___ Provided material

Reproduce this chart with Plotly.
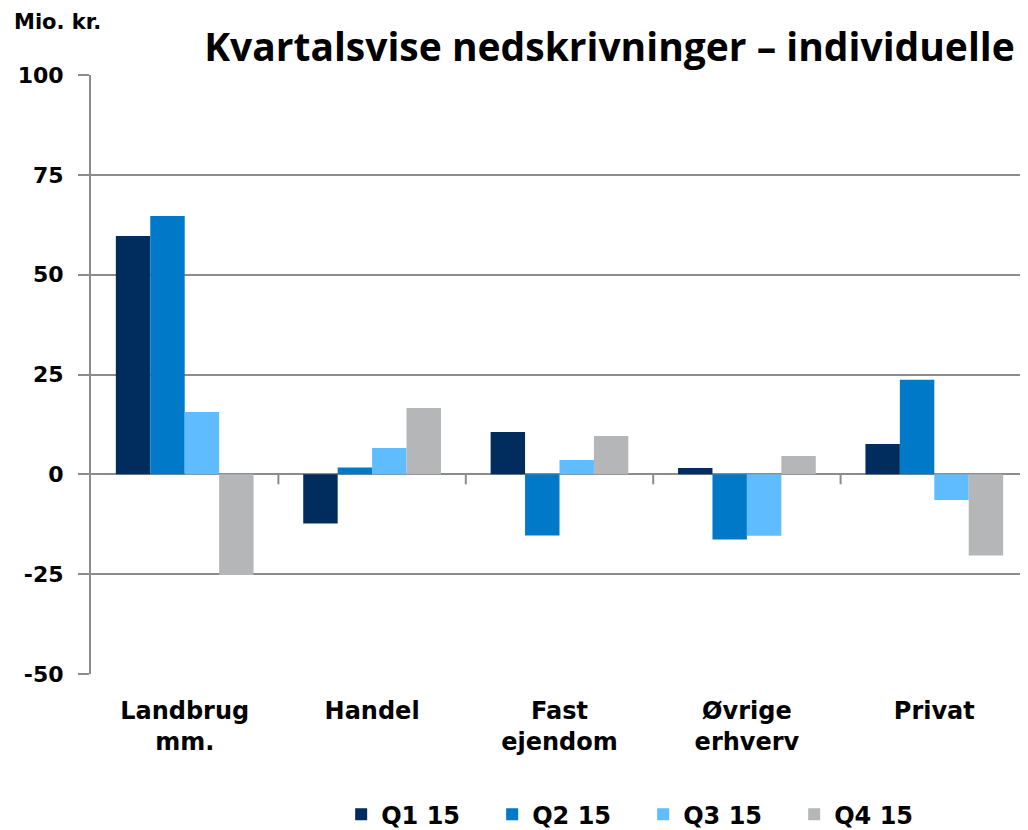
import plotly.graph_objects as go

categories = ["Landbrug<br>mm.", "Handel", "Fast<br>ejendom", "Øvrige<br>erhverv", "Privat"]
series_names = ["Q1 15", "Q2 15", "Q3 15", "Q4 15"]
q1 = [59.7, -12.3, 10.6, 1.6, 7.6]
q2 = [64.7, 1.7, -15.3, -16.3, 23.7]
q3 = [15.6, 6.6, 3.6, -15.4, -6.4]
q4 = [-25.2, 16.6, 9.6, 4.6, -20.3]
colors = ["#002D5E", "#0079C8", "#5EBCFF", "#B5B6B8"]
yticks = [-50, -25, 0, 25, 50, 75, 100]
yticklabels = ["-50", "-25", "0", "25", "50", "75", "100"]

LBL = "DejaVu Sans"

fig = go.Figure()
for name, vals, c in zip(series_names, [q1, q2, q3, q4], colors):
    fig.add_trace(go.Bar(x=categories, y=vals, name=name, marker=dict(color=c, line=dict(width=0))))

grid = "#8C8C8C"
shapes = []
for i in range(len(categories) - 1):
    shapes.append(dict(type="line", xref="x", yref="y", x0=i + 0.5, x1=i + 0.5, y0=0, y1=-2.5,
                       line=dict(color=grid, width=2)))

fig.update_layout(
    width=1020, height=822,
    margin=dict(l=83, r=0, t=67, b=156, autoexpand=False),
    plot_bgcolor="white", paper_bgcolor="white",
    barmode="group", bargap=0.265, bargroupgap=0,
    font=dict(family=LBL, color="black", weight="bold"),
    title=dict(text="Kvartalsvise nedskrivninger – individuelle",
               font=dict(family="Open Sans", size=39, color="black", weight="bold"),
               x=0.987, xanchor="right", xref="container",
               y=0.9526, yanchor="middle", yref="container"),
    xaxis=dict(range=[-0.5, 4.5], showgrid=False, showline=False, ticks="",
               tickfont=dict(family=LBL, size=24, color="black", weight="bold"),
               ticklabelstandoff=20),
    yaxis=dict(range=[-50, 100], tickvals=yticks, ticktext=yticklabels,
               showgrid=True, gridcolor=grid, gridwidth=2,
               zeroline=True, zerolinecolor=grid, zerolinewidth=2,
               showline=True, linecolor=grid, linewidth=2,
               ticks="outside", ticklen=11, tickcolor=grid, tickwidth=2,
               tickfont=dict(family=LBL, size=22, color="black", weight="bold"),
               ticklabelstandoff=10),
    legend=dict(orientation="h", x=0.267, xanchor="left", y=-0.235, yanchor="middle",
                font=dict(family=LBL, size=24, color="black", weight="bold"),
                itemwidth=30, entrywidth=106, tracegroupgap=0),
    shapes=shapes,
    annotations=[dict(text="Mio. kr.", xref="paper", yref="paper", x=-0.0843, y=1.0885,
                      xanchor="left", yanchor="middle", showarrow=False,
                      font=dict(family=LBL, size=21, color="black", weight="bold"))],
)

fig.write_html("out.html")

______

## [What the task requires]
Without including any picture, repeat the data exactly.

## [Solution for this task]
Reproduce this chart with Plotly.
import plotly.graph_objects as go

categories = ["Landbrug<br>mm.", "Handel", "Fast<br>ejendom", "Øvrige<br>erhverv", "Privat"]
series_names = ["Q1 15", "Q2 15", "Q3 15", "Q4 15"]
q1 = [59.7, -12.3, 10.6, 1.6, 7.6]
q2 = [64.7, 1.7, -15.3, -16.3, 23.7]
q3 = [15.6, 6.6, 3.6, -15.4, -6.4]
q4 = [-25.2, 16.6, 9.6, 4.6, -20.3]
colors = ["#002D5E", "#0079C8", "#5EBCFF", "#B5B6B8"]
yticks = [-50, -25, 0, 25, 50, 75, 100]
yticklabels = ["-50", "-25", "0", "25", "50", "75", "100"]

LBL = "DejaVu Sans"

fig = go.Figure()
for name, vals, c in zip(series_names, [q1, q2, q3, q4], colors):
    fig.add_trace(go.Bar(x=categories, y=vals, name=name, marker=dict(color=c, line=dict(width=0))))

grid = "#8C8C8C"
shapes = []
for i in range(len(categories) - 1):
    shapes.append(dict(type="line", xref="x", yref="y", x0=i + 0.5, x1=i + 0.5, y0=0, y1=-2.5,
                       line=dict(color=grid, width=2)))

fig.update_layout(
    width=1020, height=822,
    margin=dict(l=83, r=0, t=67, b=156, autoexpand=False),
    plot_bgcolor="white", paper_bgcolor="white",
    barmode="group", bargap=0.265, bargroupgap=0,
    font=dict(family=LBL, color="black", weight="bold"),
    title=dict(text="Kvartalsvise nedskrivninger – individuelle",
               font=dict(family="Open Sans", size=39, color="black", weight="bold"),
               x=0.987, xanchor="right", xref="container",
               y=0.9526, yanchor="middle", yref="container"),
    xaxis=dict(range=[-0.5, 4.5], showgrid=False, showline=False, ticks="",
               tickfont=dict(family=LBL, size=24, color="black", weight="bold"),
               ticklabelstandoff=20),
    yaxis=dict(range=[-50, 100], tickvals=yticks, ticktext=yticklabels,
               showgrid=True, gridcolor=grid, gridwidth=2,
               zeroline=True, zerolinecolor=grid, zerolinewidth=2,
               showline=True, linecolor=grid, linewidth=2,
               ticks="outside", ticklen=11, tickcolor=grid, tickwidth=2,
               tickfont=dict(family=LBL, size=22, color="black", weight="bold"),
               ticklabelstandoff=10),
    legend=dict(orientation="h", x=0.267, xanchor="left", y=-0.235, yanchor="middle",
                font=dict(family=LBL, size=24, color="black", weight="bold"),
                itemwidth=30, entrywidth=106, tracegroupgap=0),
    shapes=shapes,
    annotations=[dict(text="Mio. kr.", xref="paper", yref="paper", x=-0.0843, y=1.0885,
                      xanchor="left", yanchor="middle", showarrow=False,
                      font=dict(family=LBL, size=21, color="black", weight="bold"))],
)

fig.write_html("out.html")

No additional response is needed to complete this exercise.